Nicht gerade motivationsfördernd mag auf die Uniformierten auch gewirkt haben, dass die bewaffneten Islamisten die Zeit staatlicher Zurückhaltung nutzen konnten, um sich neu zu formieren und Nachwuchs anzuwerben. Vor allem im Umland der Hauptstadt Algier scheint ihnen das gelungen zu sein. Die Tätigkeit der beiden aktivsten Terrorgruppen, der Bewaffneten Islamischen Gruppe (GIA) Antar Zouabris und der Salafistengruppe für Predigt und Gefecht (GSPC) Hassan Hattabs, konzentriert sich dort zur Zeit auf vier Gebiete: auf die etwa 100 Kilometer östlich von Algier liegende Kabylei, die Gegend von Medea 70 Kilometer südlich der Hauptstadt sowie auf die Regionen Tipaza und Ain Defla, 70 beziehungsweise 120 Kilometer westlich von Algier. Während in den großen Städten des Landes die Sicherheitsvorkehrungen verstärkt wurden, scheinen die Militärs nicht sonderlich bemüht, den Bewohnern abgelegener Ortschaften den gleichen Schutz zukommen zu lassen. Vor Beginn des Fastenmonats Ramadan, der den vorgeblich Allah und dem Koran verpflichteten Gewalttätern in den vergangenen Jahren immer wieder Anlass zu besonderer Grausamkeit geboten hatte, haben zahlreiche Bauern die Konsequenzen gezogen. Zu hunderten kehrten sie ihren Feldern den Rücken und suchten Zuflucht in Algier oder auch Oran.

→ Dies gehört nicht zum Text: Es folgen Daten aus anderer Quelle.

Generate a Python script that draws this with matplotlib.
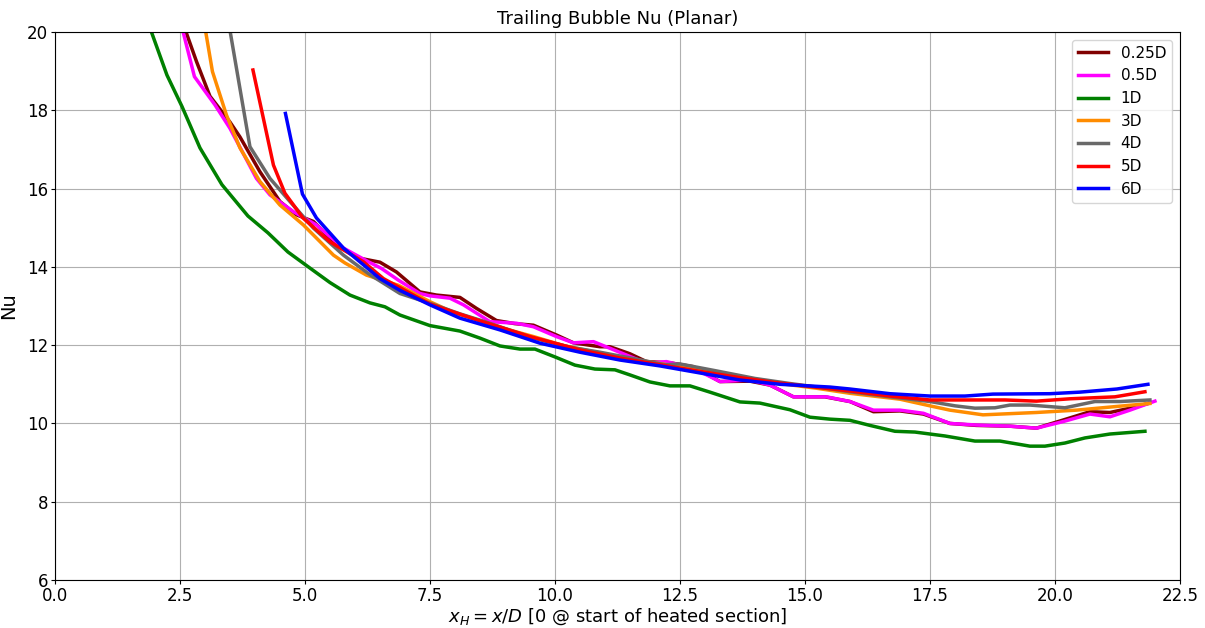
import matplotlib
matplotlib.use("Agg")
import matplotlib.pyplot as plt

# 0.25D
x_025 = [2.5, 2.63, 2.83, 3.1, 3.5, 3.7, 4.1, 4.5, 4.83, 5.17, 5.45, 5.7, 6.1, 6.5, 6.83, 7.3, 7.63,
         8.1, 8.43, 8.83, 9.2, 9.57, 10.03, 10.37, 10.9, 11.1, 11.5, 11.83, 12.3, 12.77, 13.3, 13.9,
         14.3, 14.77, 15.4, 15.9, 16.37, 16.9, 17.37, 17.9, 18.43, 19.1, 19.63, 20.17, 20.7, 21.1,
         21.5, 21.86]
nu_025 = [20.6, 19.97, 19.25, 18.36, 17.7, 17.32, 16.43, 15.67, 15.33, 15.16, 14.8, 14.5, 14.22, 14.12,
          13.87, 13.36, 13.28, 13.22, 12.94, 12.63, 12.55, 12.51, 12.26, 12.06, 11.96, 11.96, 11.78,
          11.58, 11.55, 11.45, 11.07, 11.08, 10.98, 10.68, 10.68, 10.56, 10.3, 10.32, 10.24, 10.0,
          9.95, 9.93, 9.88, 10.09, 10.3, 10.28, 10.39, 10.51]

# 0.5D
x_05 = [2.5, 2.57, 2.79, 3.2, 3.5, 4.03, 4.3, 4.77, 5.23, 5.77, 6.27, 6.53, 6.87, 7.3, 7.5, 7.9, 8.17,
        8.7, 9.23, 9.57, 10.03, 10.37, 10.77, 11.1, 11.83, 12.23, 12.77, 13.3, 13.9, 14.3, 14.77,
        15.43, 15.9, 16.37, 16.9, 17.37, 17.9, 18.43, 19.1, 19.63, 20.17, 20.7, 21.1, 21.5, 22.0]
nu_05 = [20.4, 19.97, 18.86, 18.14, 17.54, 16.26, 15.84, 15.41, 15.07, 14.48, 14.13, 13.96, 13.66,
         13.32, 13.26, 13.2, 13.03, 12.6, 12.56, 12.47, 12.22, 12.06, 12.09, 11.92, 11.54, 11.58,
         11.41, 11.07, 11.11, 10.98, 10.68, 10.68, 10.56, 10.34, 10.34, 10.26, 10.0, 9.96, 9.93,
         9.88, 10.05, 10.24, 10.17, 10.34, 10.57]

# 1D
x_1 = [1.8, 1.93, 2.24, 2.54, 2.9, 3.34, 3.86, 4.26, 4.66, 5.1, 5.5, 5.9, 6.3, 6.6, 6.9, 7.5, 8.1,
       8.5, 8.9, 9.3, 9.6, 10.0, 10.4, 10.8, 11.2, 11.5, 11.9, 12.3, 12.7, 13.1, 13.7, 14.1, 14.7,
       15.1, 15.5, 15.9, 16.3, 16.8, 17.2, 17.8, 18.4, 18.9, 19.5, 19.8, 20.2, 20.6, 21.1, 21.8]
nu_1 = [20.6, 20.0, 18.9, 18.1, 17.04, 16.1, 15.3, 14.87, 14.38, 13.97, 13.6, 13.28, 13.08, 12.98,
        12.77, 12.5, 12.36, 12.18, 11.98, 11.9, 11.9, 11.7, 11.49, 11.39, 11.37, 11.24, 11.06, 10.96,
        10.96, 10.8, 10.55, 10.52, 10.35, 10.16, 10.11, 10.08, 9.95, 9.8, 9.78, 9.68, 9.55, 9.55,
        9.42, 9.42, 9.5, 9.63, 9.73, 9.8]

# 3D
x_3 = [2.95, 3.02, 3.15, 3.43, 3.7, 4.1, 4.5, 4.97, 5.57, 5.8, 6.23, 6.87, 7.5, 8.0, 8.57, 9.0, 9.57,
       10.2, 10.9, 11.5, 12.5, 13.2, 13.9, 14.5, 15.23, 15.9, 16.9, 17.5, 17.9, 18.56, 19.63, 20.43,
       21.2, 21.9]
nu_3 = [20.5, 19.97, 18.99, 17.88, 17.04, 16.18, 15.58, 15.07, 14.3, 14.1, 13.79, 13.53, 13.11, 12.82,
        12.6, 12.42, 12.22, 11.98, 11.8, 11.65, 11.45, 11.3, 11.15, 11.02, 10.9, 10.77, 10.62, 10.45,
        10.34, 10.22, 10.28, 10.34, 10.43, 10.51]

# 4D
x_4 = [3.45, 3.51, 3.9, 4.3, 4.7, 5.17, 5.77, 6.3, 6.9, 7.5, 8.1, 8.6, 9.57, 10.3, 10.9, 11.6, 12.2,
       12.5, 13.2, 14.0, 14.7, 15.3, 15.9, 16.7, 17.5, 18.0, 18.4, 18.8, 19.1, 19.5, 20.2, 20.8, 21.3,
       21.9]
nu_4 = [20.4, 19.97, 17.07, 16.26, 15.67, 14.99, 14.3, 13.8, 13.32, 13.07, 12.8, 12.6, 12.18, 11.95,
        11.82, 11.65, 11.5, 11.52, 11.35, 11.15, 11.02, 10.92, 10.81, 10.68, 10.56, 10.45, 10.39,
        10.4, 10.47, 10.47, 10.4, 10.56, 10.56, 10.6]

# 5D
x_5 = [3.96, 4.37, 4.6, 4.96, 5.5, 6.17, 6.57, 7.5, 8.5, 9.5, 10.5, 11.3, 12.1, 12.9, 13.7, 14.5,
       15.2, 15.9, 16.7, 17.5, 18.3, 19.0, 19.63, 20.3, 21.2, 21.8]
nu_5 = [19.03, 16.6, 15.88, 15.25, 14.64, 14.13, 13.7, 13.05, 12.62, 12.22, 11.88, 11.67, 11.5, 11.33,
        11.17, 11.03, 10.93, 10.83, 10.7, 10.6, 10.6, 10.6, 10.57, 10.63, 10.68, 10.81]

# 6D
x_6 = [4.61, 4.95, 5.23, 5.77, 6.5, 6.9, 7.5, 8.1, 8.9, 9.7, 10.5, 11.3, 12.1, 12.9, 13.7, 14.5,
       15.5, 15.9, 16.7, 17.5, 18.2, 18.76, 19.9, 20.5, 21.24, 21.86]
nu_6 = [17.92, 15.86, 15.25, 14.48, 13.7, 13.4, 13.03, 12.69, 12.39, 12.05, 11.82, 11.62, 11.47,
        11.29, 11.11, 11.0, 10.93, 10.88, 10.76, 10.7, 10.7, 10.75, 10.76, 10.8, 10.88, 11.0]

series = [
    ("0.25D", x_025, nu_025, "maroon"),
    ("0.5D", x_05, nu_05, "magenta"),
    ("1D", x_1, nu_1, "green"),
    ("3D", x_3, nu_3, "darkorange"),
    ("4D", x_4, nu_4, "dimgray"),
    ("5D", x_5, nu_5, "red"),
    ("6D", x_6, nu_6, "blue"),
]

fig = plt.figure(figsize=(12.05, 6.28), dpi=100)
ax = fig.add_axes([0.0456, 0.0764, 0.9336, 0.8726])

for label, xs, ys, c in series:
    ax.plot(xs, ys, color=c, lw=2.5, label=label)

ax.set_xlim(0, 22.5)
ax.set_ylim(6, 20)
ax.set_xticks([0, 2.5, 5, 7.5, 10, 12.5, 15, 17.5, 20, 22.5])
ax.set_yticks(range(6, 21, 2))
ax.grid(True, color="#b0b0b0", lw=0.8)
ax.tick_params(labelsize=12, pad=2, length=3)
ax.set_xlabel(r"$x_H = x/D$ [0 @ start of heated section]", fontsize=13, labelpad=1)
ax.set_ylabel("Nu", fontsize=14, labelpad=6)
ax.set_title("Trailing Bubble Nu (Planar)", fontsize=13)
ax.legend(loc="upper right", fontsize=11)

plt.savefig("out.png", format="png")
plt.clf()
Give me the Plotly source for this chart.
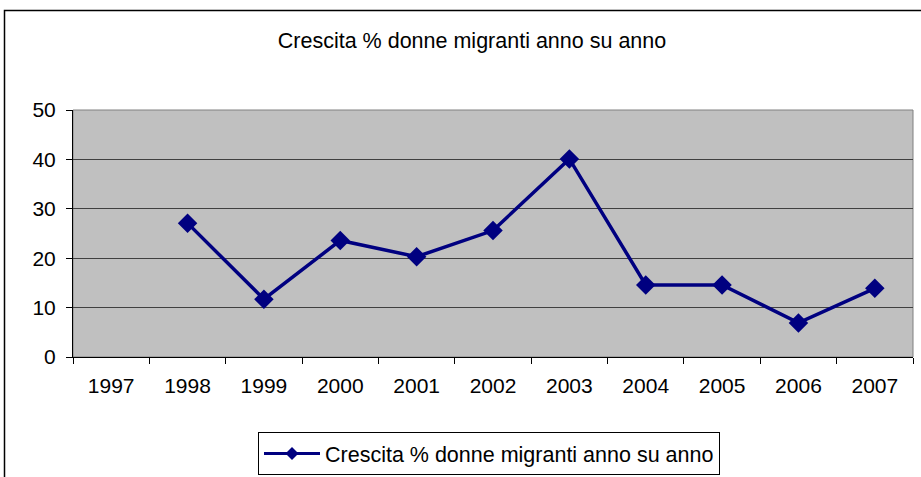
import plotly.graph_objects as go

years = ["1997", "1998", "1999", "2000", "2001", "2002", "2003", "2004", "2005", "2006", "2007"]
growth = [None, 27.1, 11.7, 23.6, 20.3, 25.6, 40.1, 14.6, 14.6, 6.9, 13.9]
series_name = "Crescita % donne migranti anno su anno"

W, H = 921, 477
L, R, T, B = 73, 8, 110, 120
pw, ph = W - L - R, H - T - B

fig = go.Figure()
fig.add_trace(go.Scatter(
    x=years, y=growth, mode="lines+markers", name=series_name, showlegend=False,
    line=dict(color="#000080", width=3.5),
    marker=dict(symbol="diamond", size=15, color="#000080"),
))
# legend entry only (smaller diamond, like the Excel legend key)
fig.add_trace(go.Scatter(
    x=[years[0]], y=[None], mode="lines+markers", name=series_name,
    line=dict(color="#000080", width=3),
    marker=dict(symbol="diamond", size=10, color="#000080"),
))

fig.update_layout(
    width=W, height=H,
    margin=dict(l=L, r=R, t=T, b=B, autoexpand=False),
    paper_bgcolor="white", plot_bgcolor="#C0C0C0",
    font=dict(family="Liberation Sans, Arial, sans-serif", size=21, color="black"),
    title=dict(text=series_name, xref="container", x=472 / W, xanchor="center",
               yref="container", y=1 - 40 / H, yanchor="middle", font=dict(size=21.5)),
    showlegend=True,
    legend=dict(x=(258 - L) / pw, xanchor="left", y=(H - B - 432) / ph, yanchor="top",
                itemwidth=56, bordercolor="black", borderwidth=1, bgcolor="white",
                font=dict(size=21.5)),
    xaxis=dict(type="category", range=[-0.5, 10.5], tickson="boundaries",
               ticks="outside", ticklen=6, tickcolor="black", showgrid=False,
               showline=True, linecolor="black", linewidth=1, ticklabelstandoff=10,
               tickangle=0),
    yaxis=dict(range=[0, 50], dtick=10, ticks="outside", ticklen=6, tickcolor="black",
               showgrid=True, gridcolor="#404040", gridwidth=1, zeroline=False,
               showline=True, linecolor="black", linewidth=1, ticklabelstandoff=6),
    shapes=[
        dict(type="rect", xref="paper", yref="paper", x0=0, x1=1, y0=0, y1=1,
             line=dict(color="#808080", width=1), layer="below"),
        dict(type="rect", xref="paper", yref="paper",
             x0=(4.5 - L) / pw, x1=(W + 10 - L) / pw, y0=(H - B - H - 10) / ph, y1=(H - B - 10.5) / ph,
             line=dict(color="black", width=1.5), layer="above"),
    ],
)

fig.write_html("out.html", config={"displayModeBar": False},
               post_script="document.body.style.margin = '0';")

Die wachsende Verarmung der Bevölkerung trägt das Ihre dazu bei, dass sich Überfälle und Massaker wieder mehren. Wo es früher allein ums Töten ging, geht es jetzt auch um die Beute. Zunehmend gehen die Täter dazu über, ihre Opfer auszurauben. Nach Überfällen auf Schäfer treiben die Angreifer die fremde Herde in den eigenen Pferch. Die Ursachen der Gewalt, die einst vor allem religiös verblendeten Fanatikern angelastet worden war, sind damit vielfältiger geworden. Wo Blut fließt, sind nicht selten auch Mafiabanden und andere Kriminelle am Werk. Hinter einem Überfall auf einen Polizisten mag der Versuch stecken, sich die Waffen des Uniformträgers anzueignen. Der algerische Journalist Lakhdar Benchiba sieht in der Verarmung seiner Landsleute eine « soziale Zeitbombe, die jederzeit hochgehen kann ». Knapp ein Drittel der Bevölkerung im erwerbsfähigen Alter ist arbeitslos. Im Lande fehlen zwei Millionen Wohnungen. Angesichts wachsender wirtschaftlicher Not wurde in der algerischen Presse bereits darüber spekuliert, ob nicht reumütige und straffrei ausgegangene Terroristen, von der Rückkehr ins bürgerliche Leben enttäuscht, wieder in den Untergrund abgetaucht sein könnten. Die Zeitung El Watan berichtete sogar von einem konkreten Fall. Ein Dutzend Nutznießer der Amnestie aus den Reihen der Islamischen Armee des Heils (AIS) hätten wieder zu den Waffen gegriffen, schrieb das Blatt.